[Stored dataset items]
━━━━
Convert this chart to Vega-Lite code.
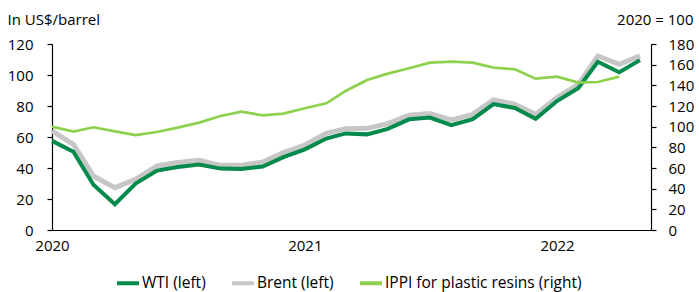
{
  "$schema": "https://vega.github.io/schema/vega-lite/v6.json",
  "width": 599,
  "height": 186,
  "autosize": {"type": "none"},
  "padding": {"left": 52, "top": 44, "right": 48, "bottom": 62},
  "config": {
    "font": "Open Sans",
    "view": {"stroke": null},
    "axis": {
      "grid": false,
      "labelFont": "Open Sans",
      "labelFontSize": 15,
      "labelColor": "#000000",
      "titleFont": "Open Sans",
      "titleFontSize": 15,
      "titleFontWeight": "normal",
      "titleColor": "#000000",
      "domainColor": "#000000",
      "tickColor": "#000000",
      "domainWidth": 1.2,
      "tickWidth": 1.2
    },
    "legend": {
      "orient": "none",
      "legendX": 63,
      "legendY": 226,
      "direction": "horizontal",
      "symbolType": "stroke",
      "symbolSize": 484,
      "symbolStrokeWidth": 4,
      "labelFont": "Open Sans",
      "labelFontSize": 15.5,
      "labelColor": "#000000",
      "labelOffset": 1,
      "labelLimit": 400,
      "columnPadding": 18,
      "title": null
    }
  },
  "datasets": {
    "oil": [
      {"date": "2020-01-01", "series": "WTI (left)", "value": 57.5},
      {"date": "2020-02-01", "series": "WTI (left)", "value": 50.5},
      {"date": "2020-03-01", "series": "WTI (left)", "value": 29.2},
      {"date": "2020-04-01", "series": "WTI (left)", "value": 16.6},
      {"date": "2020-05-01", "series": "WTI (left)", "value": 30.0},
      {"date": "2020-06-01", "series": "WTI (left)", "value": 38.3},
      {"date": "2020-07-01", "series": "WTI (left)", "value": 40.7},
      {"date": "2020-08-01", "series": "WTI (left)", "value": 42.3},
      {"date": "2020-09-01", "series": "WTI (left)", "value": 39.6},
      {"date": "2020-10-01", "series": "WTI (left)", "value": 39.4},
      {"date": "2020-11-01", "series": "WTI (left)", "value": 40.9},
      {"date": "2020-12-01", "series": "WTI (left)", "value": 47.0},
      {"date": "2021-01-01", "series": "WTI (left)", "value": 52.0},
      {"date": "2021-02-01", "series": "WTI (left)", "value": 59.0},
      {"date": "2021-03-01", "series": "WTI (left)", "value": 62.3},
      {"date": "2021-04-01", "series": "WTI (left)", "value": 61.7},
      {"date": "2021-05-01", "series": "WTI (left)", "value": 65.2},
      {"date": "2021-06-01", "series": "WTI (left)", "value": 71.4},
      {"date": "2021-07-01", "series": "WTI (left)", "value": 72.5},
      {"date": "2021-08-01", "series": "WTI (left)", "value": 67.7},
      {"date": "2021-09-01", "series": "WTI (left)", "value": 71.5},
      {"date": "2021-10-01", "series": "WTI (left)", "value": 81.2},
      {"date": "2021-11-01", "series": "WTI (left)", "value": 78.7},
      {"date": "2021-12-01", "series": "WTI (left)", "value": 71.7},
      {"date": "2022-01-01", "series": "WTI (left)", "value": 83.2},
      {"date": "2022-02-01", "series": "WTI (left)", "value": 91.6},
      {"date": "2022-03-01", "series": "WTI (left)", "value": 108.5},
      {"date": "2022-04-01", "series": "WTI (left)", "value": 101.8},
      {"date": "2022-05-01", "series": "WTI (left)", "value": 109.6},
      {"date": "2020-01-01", "series": "Brent (left)", "value": 63.9},
      {"date": "2020-02-01", "series": "Brent (left)", "value": 55.3},
      {"date": "2020-03-01", "series": "Brent (left)", "value": 34.8},
      {"date": "2020-04-01", "series": "Brent (left)", "value": 27.3},
      {"date": "2020-05-01", "series": "Brent (left)", "value": 32.7},
      {"date": "2020-06-01", "series": "Brent (left)", "value": 41.3},
      {"date": "2020-07-01", "series": "Brent (left)", "value": 43.5},
      {"date": "2020-08-01", "series": "Brent (left)", "value": 45.0},
      {"date": "2020-09-01", "series": "Brent (left)", "value": 41.7},
      {"date": "2020-10-01", "series": "Brent (left)", "value": 41.7},
      {"date": "2020-11-01", "series": "Brent (left)", "value": 43.9},
      {"date": "2020-12-01", "series": "Brent (left)", "value": 49.9},
      {"date": "2021-01-01", "series": "Brent (left)", "value": 54.8},
      {"date": "2021-02-01", "series": "Brent (left)", "value": 62.4},
      {"date": "2021-03-01", "series": "Brent (left)", "value": 65.4},
      {"date": "2021-04-01", "series": "Brent (left)", "value": 65.6},
      {"date": "2021-05-01", "series": "Brent (left)", "value": 68.6},
      {"date": "2021-06-01", "series": "Brent (left)", "value": 74.0},
      {"date": "2021-07-01", "series": "Brent (left)", "value": 75.1},
      {"date": "2021-08-01", "series": "Brent (left)", "value": 71.0},
      {"date": "2021-09-01", "series": "Brent (left)", "value": 74.6},
      {"date": "2021-10-01", "series": "Brent (left)", "value": 83.9},
      {"date": "2021-11-01", "series": "Brent (left)", "value": 81.1},
      {"date": "2021-12-01", "series": "Brent (left)", "value": 74.6},
      {"date": "2022-01-01", "series": "Brent (left)", "value": 85.4},
      {"date": "2022-02-01", "series": "Brent (left)", "value": 94.0},
      {"date": "2022-03-01", "series": "Brent (left)", "value": 112.3},
      {"date": "2022-04-01", "series": "Brent (left)", "value": 106.9},
      {"date": "2022-05-01", "series": "Brent (left)", "value": 112.3}
    ],
    "ippi": [
      {"date": "2020-01-01", "series": "IPPI for plastic resins (right)", "value": 100.1},
      {"date": "2020-02-01", "series": "IPPI for plastic resins (right)", "value": 95.2},
      {"date": "2020-03-01", "series": "IPPI for plastic resins (right)", "value": 99.4},
      {"date": "2020-04-01", "series": "IPPI for plastic resins (right)", "value": 95.5},
      {"date": "2020-05-01", "series": "IPPI for plastic resins (right)", "value": 91.9},
      {"date": "2020-06-01", "series": "IPPI for plastic resins (right)", "value": 94.8},
      {"date": "2020-07-01", "series": "IPPI for plastic resins (right)", "value": 99.1},
      {"date": "2020-08-01", "series": "IPPI for plastic resins (right)", "value": 103.9},
      {"date": "2020-09-01", "series": "IPPI for plastic resins (right)", "value": 110.3},
      {"date": "2020-10-01", "series": "IPPI for plastic resins (right)", "value": 114.6},
      {"date": "2020-11-01", "series": "IPPI for plastic resins (right)", "value": 111.0},
      {"date": "2020-12-01", "series": "IPPI for plastic resins (right)", "value": 112.6},
      {"date": "2021-01-01", "series": "IPPI for plastic resins (right)", "value": 117.8},
      {"date": "2021-02-01", "series": "IPPI for plastic resins (right)", "value": 122.6},
      {"date": "2021-03-01", "series": "IPPI for plastic resins (right)", "value": 134.5},
      {"date": "2021-04-01", "series": "IPPI for plastic resins (right)", "value": 145.2},
      {"date": "2021-05-01", "series": "IPPI for plastic resins (right)", "value": 151.3},
      {"date": "2021-06-01", "series": "IPPI for plastic resins (right)", "value": 156.5},
      {"date": "2021-07-01", "series": "IPPI for plastic resins (right)", "value": 162.0},
      {"date": "2021-08-01", "series": "IPPI for plastic resins (right)", "value": 163.0},
      {"date": "2021-09-01", "series": "IPPI for plastic resins (right)", "value": 162.0},
      {"date": "2021-10-01", "series": "IPPI for plastic resins (right)", "value": 157.2},
      {"date": "2021-11-01", "series": "IPPI for plastic resins (right)", "value": 155.5},
      {"date": "2021-12-01", "series": "IPPI for plastic resins (right)", "value": 146.5},
      {"date": "2022-01-01", "series": "IPPI for plastic resins (right)", "value": 148.4},
      {"date": "2022-02-01", "series": "IPPI for plastic resins (right)", "value": 142.6},
      {"date": "2022-03-01", "series": "IPPI for plastic resins (right)", "value": 143.2},
      {"date": "2022-04-01", "series": "IPPI for plastic resins (right)", "value": 148.4}
    ]
  },
  "encoding": {
    "x": {
      "field": "date",
      "type": "temporal",
      "scale": {"type": "utc", "domain": [{"year": 2020, "month": 1, "date": 1, "utc": true}, {"year": 2022, "month": 5, "date": 17, "utc": true}]},
      "axis": {
        "title": null,
        "values": [{"year": 2020, "month": 1, "date": 1, "utc": true}, {"year": 2021, "month": 1, "date": 1, "utc": true}, {"year": 2022, "month": 1, "date": 1, "utc": true}],
        "format": "%Y",
        "formatType": "utc",
        "ticks": false,
        "tickSize": 0,
        "labelPadding": 8,
        "labelFlush": false,
        "labelOverlap": false
      }
    },
    "color": {
      "field": "series",
      "type": "nominal",
      "scale": {
        "domain": ["WTI (left)", "Brent (left)", "IPPI for plastic resins (right)"],
        "range": ["#008A4B", "#C6C6C6", "#8DD14E"]
      },
      "legend": {}
    }
  },
  "layer": [
    {
      "data": {"name": "oil"},
      "encoding": {
        "y": {
          "field": "value",
          "type": "quantitative",
          "scale": {"domain": [0, 120], "nice": false, "zero": true},
          "axis": {
            "orient": "left",
            "values": [0, 20, 40, 60, 80, 100, 120],
            "tickSize": 5,
            "labelPadding": 14,
            "title": "In US$/barrel",
            "titleAngle": 0,
            "titleAlign": "left",
            "titleBaseline": "alphabetic",
            "titleX": -45,
            "titleY": -20
          }
        }
      },
      "layer": [
        {
          "transform": [{"filter": "datum.series === 'Brent (left)'"}],
          "mark": {"type": "line", "strokeWidth": 5}
        },
        {
          "transform": [{"filter": "datum.series === 'WTI (left)'"}],
          "mark": {"type": "line", "strokeWidth": 4}
        }
      ]
    },
    {
      "data": {"name": "ippi"},
      "mark": {"type": "line", "strokeWidth": 2.7},
      "encoding": {
        "y": {
          "field": "value",
          "type": "quantitative",
          "scale": {"domain": [0, 180], "nice": false, "zero": true},
          "axis": {
            "orient": "right",
            "values": [0, 20, 40, 60, 80, 100, 120, 140, 160, 180],
            "tickSize": 5,
            "labelPadding": 12,
            "title": "2020 = 100",
            "titleAngle": 0,
            "titleAlign": "right",
            "titleBaseline": "alphabetic",
            "titleX": 42,
            "titleY": -20
          }
        }
      }
    }
  ],
  "resolve": {"scale": {"y": "independent"}}
}
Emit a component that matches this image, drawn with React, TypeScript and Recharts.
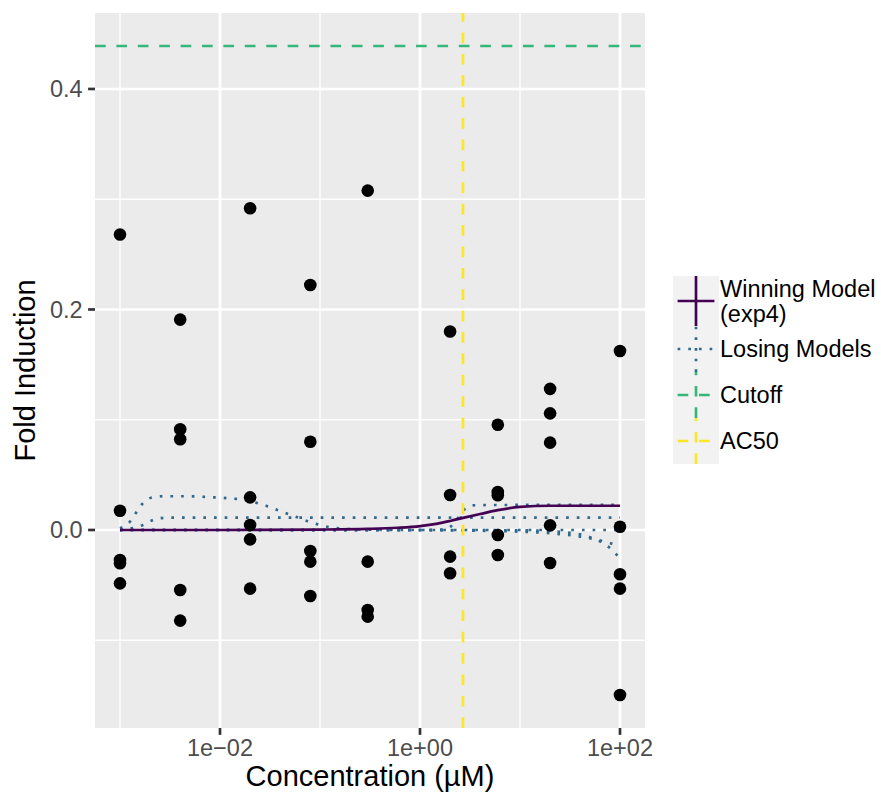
import React from 'react';
import {
  ComposedChart,
  Scatter,
  Line,
  XAxis,
  YAxis,
  ReferenceLine,
  CartesianGrid,
  Legend,
} from 'recharts';

// ---------- data ----------
const concentrations = [0.001, 0.004, 0.02, 0.08, 0.3, 2, 6, 20, 100];
const responses = [
  [0.268, 0.0175, -0.0272, -0.0302, -0.0484],
  [0.1908, 0.0913, 0.0823, -0.0544, -0.0822],
  [0.2918, 0.0296, 0.0045, -0.0085, -0.0532],
  [0.2222, 0.08, -0.019, -0.0287, -0.0599],
  [0.3078, -0.0287, -0.0726, -0.0786],
  [0.18, 0.0317, -0.0242, -0.0393],
  [0.0955, 0.0345, 0.0315, -0.0045, -0.0227],
  [0.128, 0.1058, 0.0792, 0.0042, -0.03],
  [0.1624, 0.003, -0.0402, -0.0532, -0.1497],
];

const winningX = [0.001, 0.01, 0.1, 0.3, 0.6, 1, 1.5, 2, 2.7, 4, 6, 10, 20, 40, 100];
const winningY = [0, 0, 0.0004, 0.001, 0.002, 0.0035, 0.0058, 0.0082, 0.011, 0.0145, 0.018, 0.021, 0.022, 0.022, 0.022];

const loseAX = [0.001, 0.00128, 0.00147, 0.00171, 0.00215, 0.0028, 0.0047, 0.0081, 0.0136, 0.0178, 0.0228, 0.0293, 0.0374, 0.0481, 0.0605, 0.0778, 0.1, 0.128, 0.167, 0.3, 1, 10, 100];
const loseAY = [0.0015, 0.0084, 0.0166, 0.0248, 0.0297, 0.0306, 0.0306, 0.0297, 0.0284, 0.0272, 0.0248, 0.0218, 0.0181, 0.0145, 0.0112, 0.0075, 0.0045, 0.0024, 0.0012, 0.0003, 0, 0, 0];

const loseBX = [0.001, 0.0013, 0.0017, 0.0022, 0.003, 0.01, 1, 100];
const loseBY = [0, 0.0015, 0.0045, 0.0095, 0.0112, 0.0112, 0.0112, 0.0112];

const loseCX = [0.001, 1, 10, 20, 30, 40, 50, 60, 70, 80, 90, 100];
const loseCY = [0, 0, -0.0003, -0.001, -0.0023, -0.004, -0.0065, -0.0094, -0.0128, -0.0167, -0.0212, -0.026];

const loseDX = [0.001, 1, 1.8, 2.06, 2.4, 2.86, 3.3, 4, 10, 100];
const loseDY = [0, 0, 0.0005, 0.0036, 0.011, 0.0197, 0.0222, 0.0226, 0.0227, 0.0227];

const loseEX = [0.001, 1, 10, 20, 40, 60, 80, 100];
const loseEY = [0, -0.0002, -0.0015, -0.003, -0.006, -0.009, -0.012, -0.015];

const cutoffValue = 0.439;
const ac50Value = 2.69;

const xTicks = [0.01, 1, 100];
const xTickLabels = ['1e\u221202', '1e+00', '1e+02'];
const xMinor = [0.001, 0.1, 10];
const yTicks = [0, 0.2, 0.4];
const yTickLabels = ['0.0', '0.2', '0.4'];
const yMinor = [-0.1, 0.1, 0.3];

const legendLabels = [['Winning Model', '(exp4)'], ['Losing Models'], ['Cutoff'], ['AC50']];

// ---------- styling ----------
const W = 881;
const H = 798;
const FONT = '"Liberation Sans", Arial, Helvetica, sans-serif';
const C_WIN = '#440154';
const C_LOSE = '#31688E';
const C_CUT = '#35B779';
const C_AC50 = '#FDE725';
const LW = 2.67;
const DOT = '2.67 8';
const DASH = '10.7 10.7';
const TICK_FS = 23.5;
const TITLE_FS = 29;

const toSeries = (xs: number[], ys: number[]) => xs.map((x, i) => ({ x, y: ys[i] }));

function LegendBox() {
  const keyW = 46;
  const rows = [
    { h: 50, color: C_WIN, dash: undefined as string | undefined },
    { h: 46, color: C_LOSE, dash: DOT },
    { h: 46, color: C_CUT, dash: DASH },
    { h: 46, color: C_AC50, dash: DASH },
  ];
  let top = 0;
  const total = rows.reduce((s, r) => s + r.h, 0);
  return (
    <svg width={208} height={total} style={{ display: 'block', fontFamily: FONT }}>
      <rect x={0} y={0} width={keyW} height={total} fill="#F2F2F2" />
      {rows.map((r, i) => {
        const t = top;
        top += r.h;
        const cy = t + r.h / 2;
        const labels = legendLabels[i];
        return (
          <g key={i}>
            <line x1={keyW * 0.1} x2={keyW * 0.9} y1={cy} y2={cy} stroke={r.color} strokeWidth={LW} strokeDasharray={r.dash} />
            <line x1={keyW / 2} x2={keyW / 2} y1={t + r.h} y2={t} stroke={r.color} strokeWidth={LW} strokeDasharray={r.dash} />
            {labels.map((lab, j) => (
              <text
                key={j}
                x={keyW + 1}
                y={cy + (j - (labels.length - 1) / 2) * 25}
                dominantBaseline="central"
                fontSize={TICK_FS}
                fill="#000"
              >
                {lab}
              </text>
            ))}
          </g>
        );
      })}
    </svg>
  );
}

export default function App() {
  const points = concentrations.flatMap((c, i) => responses[i].map((r) => ({ x: c, y: r })));
  const losing = [
    toSeries(loseAX, loseAY),
    toSeries(loseBX, loseBY),
    toSeries(loseCX, loseCY),
    toSeries(loseDX, loseDY),
    toSeries(loseEX, loseEY),
  ];
  return (
    <div style={{ position: 'absolute', left: 0, top: 0, width: W, height: H, background: '#FFFFFF' }}>
      <ComposedChart
        width={W}
        height={H}
        margin={{ top: 13, right: 236, bottom: 0, left: 0 }}
        style={{ fontFamily: FONT }}
      >
        <CartesianGrid
          fill="#EBEBEB"
          stroke="#FFFFFF"
          strokeWidth={1.33}
          horizontalValues={yMinor}
          verticalValues={xMinor}
        />
        <CartesianGrid
          fill="none"
          stroke="#FFFFFF"
          strokeWidth={LW}
          horizontalValues={yTicks}
          verticalValues={xTicks}
        />
        <XAxis
          dataKey="x"
          type="number"
          scale="log"
          domain={[Math.pow(10, -3.25), Math.pow(10, 2.25)]}
          allowDataOverflow
          ticks={xTicks}
          interval={0}
          tickFormatter={(v: number) => xTickLabels[xTicks.indexOf(v)] ?? ''}
          height={70}
          axisLine={false}
          tickSize={6.9}
          tickMargin={4.5}
          tickLine={{ stroke: '#333333', strokeWidth: LW }}
          tick={{ fill: '#4D4D4D', fontSize: TICK_FS }}
          label={{ value: 'Concentration (\u00B5M)', position: 'insideBottom', offset: 12.5, fill: '#000', fontSize: TITLE_FS }}
        />
        <YAxis
          dataKey="y"
          type="number"
          domain={[-0.1796, 0.4689]}
          allowDataOverflow
          ticks={yTicks}
          interval={0}
          tickFormatter={(v: number) => yTickLabels[yTicks.indexOf(v)] ?? ''}
          width={95}
          axisLine={false}
          tickSize={6.9}
          tickMargin={5.5}
          tickLine={{ stroke: '#333333', strokeWidth: LW }}
          tick={{ fill: '#4D4D4D', fontSize: TICK_FS }}
          label={{
            value: 'Fold Induction',
            position: 'insideLeft',
            angle: -90,
            offset: 25,
            fill: '#000',
            fontSize: TITLE_FS,
            style: { textAnchor: 'middle' },
          }}
        />
        {losing.map((d, i) => (
          <Line
            key={'lose' + i}
            data={d}
            dataKey="y"
            type="monotone"
            stroke={C_LOSE}
            strokeWidth={LW}
            strokeDasharray={DOT}
            dot={false}
            activeDot={false}
            isAnimationActive={false}
          />
        ))}
        <Line
          data={toSeries(winningX, winningY)}
          dataKey="y"
          type="monotone"
          stroke={C_WIN}
          strokeWidth={LW}
          dot={false}
          activeDot={false}
          isAnimationActive={false}
        />
        <Scatter
          data={points}
          dataKey="y"
          fill="#000"
          isAnimationActive={false}
          shape={(p: any) => <circle cx={p.cx} cy={p.cy} r={6.3} fill="#000" />}
        />
        <ReferenceLine y={cutoffValue} stroke={C_CUT} strokeWidth={LW} strokeDasharray={DASH} />
        <ReferenceLine x={ac50Value} stroke={C_AC50} strokeWidth={LW} strokeDasharray={DASH} />
        <Legend
          layout="vertical"
          align="center"
          verticalAlign="middle"
          content={() => <LegendBox />}
          wrapperStyle={{ position: 'absolute', left: 673, top: 276, width: 208, height: 188 }}
        />
      </ComposedChart>
    </div>
  );
}
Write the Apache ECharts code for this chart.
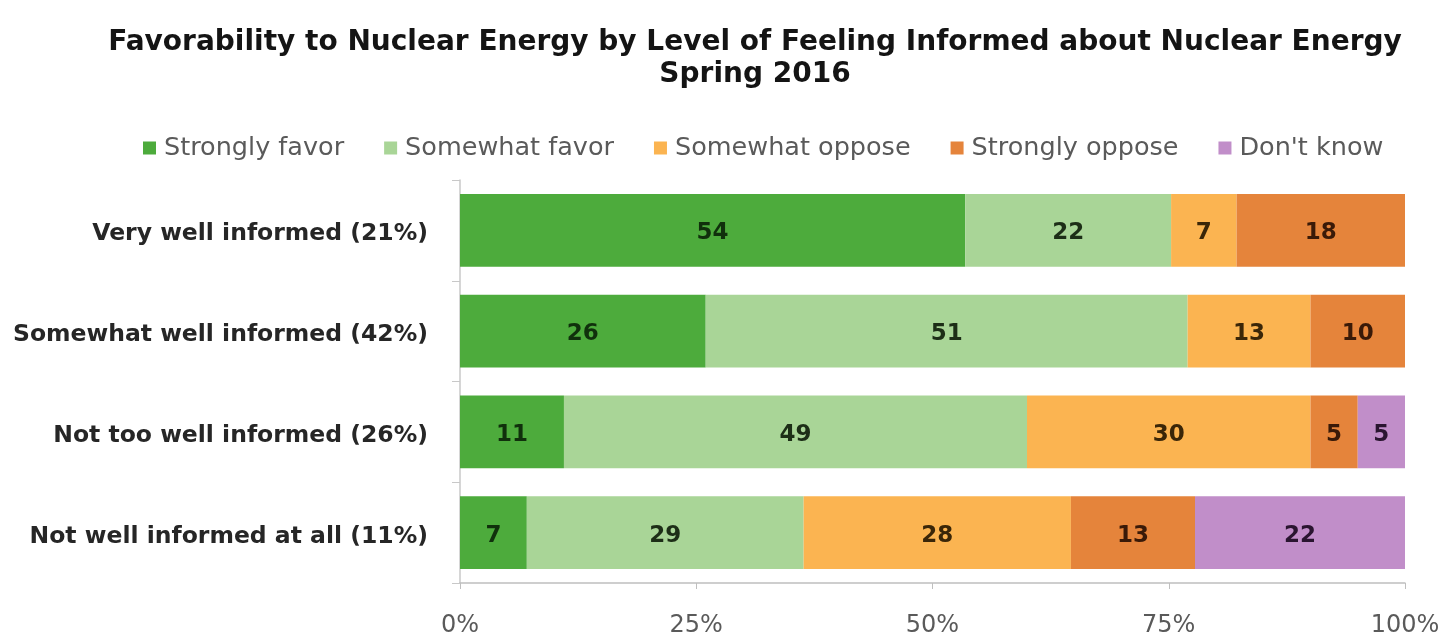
<!DOCTYPE html>
<html>
<head>
<meta charset="utf-8">
<script src="https://cdn.jsdelivr.net/npm/echarts@6/dist/echarts.min.js"></script>
<style>
  html, body { margin: 0; padding: 0; background: #ffffff; }
  #chart { width: 1443px; height: 638px; }
</style>
</head>
<body>
<div id="chart"></div>
<script>
// Respondent groups, top to bottom
const categories = [
  'Very well informed (21%)',
  'Somewhat well informed (42%)',
  'Not too well informed (26%)',
  'Not well informed at all (11%)'
];

// Response shares (%) per group
const stronglyFavor   = [54, 26, 11, 7];
const somewhatFavor   = [22, 51, 49, 29];
const somewhatOppose  = [7, 13, 30, 28];
const stronglyOppose  = [18, 10, 5, 13];
const dontKnow        = [0, 0, 5, 22];

const seriesNames = ['Strongly favor', 'Somewhat favor', 'Somewhat oppose', 'Strongly oppose', "Don't know"];
const seriesValues = [stronglyFavor, somewhatFavor, somewhatOppose, stronglyOppose, dontKnow];
const seriesColors = ['#4dab3c', '#a9d597', '#fbb451', '#e5843b', '#c18ec9'];
const labelColors  = ['#10300c', '#1d2e17', '#3a2608', '#3a1a08', '#2a1530'];

const xTicks = [0, 25, 50, 75, 100];

// Each bar is drawn as a 100% stack: every segment is its share of the row total
const rowTotals = categories.map((_, i) => seriesValues.reduce((s, arr) => s + arr[i], 0));

const FONT = '"DejaVu Sans", sans-serif';

const series = seriesNames.map((name, k) => ({
  name: name,
  type: 'bar',
  stack: 'total',
  barCategoryGap: '28%',
  itemStyle: { color: seriesColors[k] },
  label: {
    show: true,
    position: 'inside',
    offset: [0, 3],
    fontFamily: FONT,
    fontWeight: 'bold',
    fontSize: 23,
    color: labelColors[k],
    formatter: p => (p.data.raw ? String(p.data.raw) : '')
  },
  data: seriesValues[k].map((v, i) => ({ value: v / rowTotals[i] * 100, raw: v }))
}));

const chart = echarts.init(document.getElementById('chart'), null, { renderer: 'canvas' });
chart.setOption({
  backgroundColor: '#ffffff',
  animation: false,
  title: {
    text: 'Favorability to Nuclear Energy by Level of Feeling Informed about Nuclear Energy\nSpring 2016',
    left: 750,
    textAlign: 'center',
    top: 22,
    textStyle: {
      fontFamily: FONT,
      fontWeight: 'bold',
      fontSize: 28,
      lineHeight: 32,
      color: '#141414'
    }
  },
  legend: {
    data: seriesNames,
    top: 130,
    left: 138,
    itemWidth: 13,
    itemHeight: 13,
    itemGap: 40,
    icon: 'rect',
    textStyle: { fontFamily: FONT, fontSize: 25.5, color: '#5a5a5a', padding: [0, 0, 0, 3] }
  },
  grid: { left: 460, right: 38, top: 180, bottom: 55, containLabel: false },
  xAxis: {
    type: 'value',
    min: 0,
    max: 100,
    interval: 25,
    splitLine: { show: false },
    axisLine: { show: true, lineStyle: { color: '#bfbfbf', width: 1.5 } },
    axisTick: { show: true, length: 6, lineStyle: { color: '#bfbfbf' } },
    axisLabel: {
      margin: 31,
      fontFamily: FONT,
      fontSize: 24,
      color: '#5a5a5a',
      formatter: v => (xTicks.includes(v) ? v + '%' : '')
    }
  },
  yAxis: {
    type: 'category',
    data: categories,
    inverse: true,
    axisLine: { show: true, lineStyle: { color: '#c8c8c8', width: 1.5 } },
    axisTick: { show: true, length: 8, lineStyle: { color: '#c8c8c8' } },
    axisLabel: {
      margin: 32,
      formatter: v => '{c|' + v + '}',
      rich: {
        c: {
          fontFamily: FONT,
          fontWeight: 'bold',
          fontSize: 23.5,
          color: '#262626',
          padding: [8, 0, 0, 0]
        }
      }
    }
  },
  series: series
});
</script>
</body>
</html>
━━━━
Objective: Gather all lines from the listing above in which "code" occurs.

Exercise solution:
Convert this chart to Vega-Lite code.
Write the Apache ECharts code for this chart.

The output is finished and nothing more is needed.